• [Exercise details]: Retype the lines beneath this one, from the first through the line containing "(0,0) rectangle (720,540);". Pictures are left out.

# Start of Given material

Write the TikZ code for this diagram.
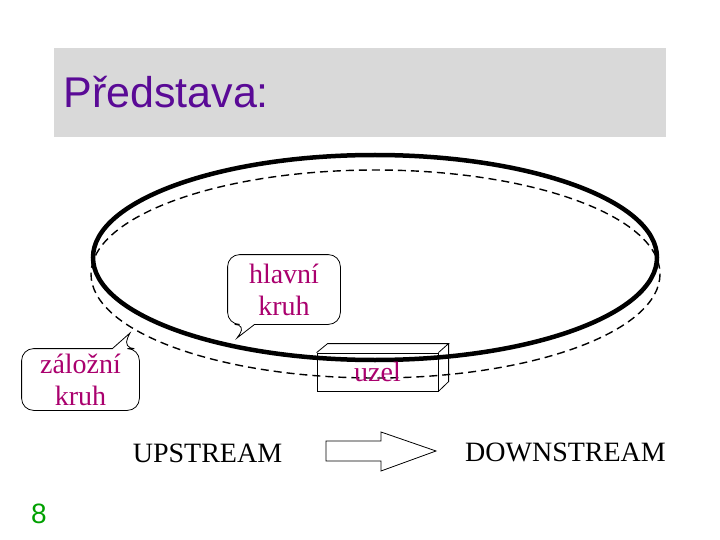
\documentclass[tikz,border=0pt]{standalone}
\usepackage{fontspec}
\setmainfont{Liberation Serif}
\newfontfamily\titlefont{Liberation Sans}
\usepackage{xcolor}
\definecolor{slidegray}{RGB}{217, 217, 217}
\definecolor{titlepurple}{RGB}{90, 10, 150}
\definecolor{labelpink}{RGB}{170, 0, 110}
\definecolor{pagegreen}{RGB}{0, 160, 0}

\begin{document}
\begin{tikzpicture}[
    x=1pt, y=-1pt,
    bigtext/.style={font=\fontsize{28}{32}\selectfont, inner sep=0pt},
    bubbletext/.style={bigtext, text=labelpink, align=center, minimum width=#1},
    bubble/.style={draw, fill=white, line width=0.8pt},
    mainring/.style={line width=4.5pt},
    backupring/.style={line width=1.4pt, dash pattern=on 8pt off 5pt},
    line width=0.8pt
]
    \useasboundingbox (0,0) rectangle (720,540);

    % ==========================================
    % TITLE
    % ==========================================
    \fill[slidegray] (54,48) rectangle (666,137);
    \node[anchor=base west, inner sep=0pt, text=titlepurple,
          font=\titlefont\fontsize{43}{48}\selectfont] (title) at (63,108) {Představa:};

    % ==========================================
    % RINGS (solid = main, dashed = backup)
    % ==========================================
    \draw[backupring] (375.5,274) ellipse [x radius=284.5, y radius=104];
    \draw[mainring]   (375,257.5) ellipse [x radius=282, y radius=102.5];

    % ==========================================
    % NODE BOX (uzel)
    % ==========================================
    \node[draw, bigtext, text=labelpink, minimum width=121, minimum height=38] (uzel) at (377.5,372) {uzel};
    \draw (uzel.north west) -- ++(11,-9) coordinate (uzel_back)
          -- ++(121,0) coordinate (uzel_backr) -- (uzel.north east);
    \draw (uzel_backr) -- ++(0,38) -- (uzel.south east);

    % ==========================================
    % CALLOUTS
    % ==========================================
    \coordinate (hlavni_tip) at (237,338);
    \coordinate (zalozni_tip) at (130,333);

    \node[bubbletext=112, minimum height=69] (hlavni) at (284,289.5) {};
    \draw[bubble] ([xshift=19]hlavni.south west) -- (hlavni_tip) -- ([xshift=27]hlavni.south west)
        [rounded corners=12] -- (hlavni.south east) -- (hlavni.north east)
        -- (hlavni.north west) -- (hlavni.south west) -- cycle;
    \node[bubbletext=112] (hlavni_text) at (hlavni) {hlavní\\kruh};

    \node[bubbletext=117, minimum height=61] (zalozni) at (80.5,379.5) {};
    \draw[bubble] ([xshift=-17]zalozni.north east) -- (zalozni_tip) -- ([xshift=-27]zalozni.north east)
        [rounded corners=12] -- (zalozni.north west) -- (zalozni.south west)
        -- (zalozni.south east) -- (zalozni.north east) -- cycle;
    \node[bubbletext=117] (zalozni_text) at (zalozni) {záložní\\kruh};

    % ==========================================
    % DIRECTION
    % ==========================================
    \node[bigtext, anchor=base] (up) at (207.5,462) {UPSTREAM};
    \node[bigtext, anchor=base] (down) at (565.5,461) {DOWNSTREAM};
    \draw (326,441) -- (381,441) -- (381,432) -- (436,451)
          -- (381,471) -- (381,461) -- (326,461) -- cycle;

    % page number
    \node[anchor=base, inner sep=0pt, text=pagegreen,
          font=\titlefont\fontsize{28}{32}\selectfont] (page) at (39,523) {8};

\end{tikzpicture}
\end{document}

# End of Given material

• [Answer for the task]:
Write the TikZ code for this diagram.
\documentclass[tikz,border=0pt]{standalone}
\usepackage{fontspec}
\setmainfont{Liberation Serif}
\newfontfamily\titlefont{Liberation Sans}
\usepackage{xcolor}
\definecolor{slidegray}{RGB}{217, 217, 217}
\definecolor{titlepurple}{RGB}{90, 10, 150}
\definecolor{labelpink}{RGB}{170, 0, 110}
\definecolor{pagegreen}{RGB}{0, 160, 0}

\begin{document}
\begin{tikzpicture}[
    x=1pt, y=-1pt,
    bigtext/.style={font=\fontsize{28}{32}\selectfont, inner sep=0pt},
    bubbletext/.style={bigtext, text=labelpink, align=center, minimum width=#1},
    bubble/.style={draw, fill=white, line width=0.8pt},
    mainring/.style={line width=4.5pt},
    backupring/.style={line width=1.4pt, dash pattern=on 8pt off 5pt},
    line width=0.8pt
]
    \useasboundingbox (0,0) rectangle (720,540);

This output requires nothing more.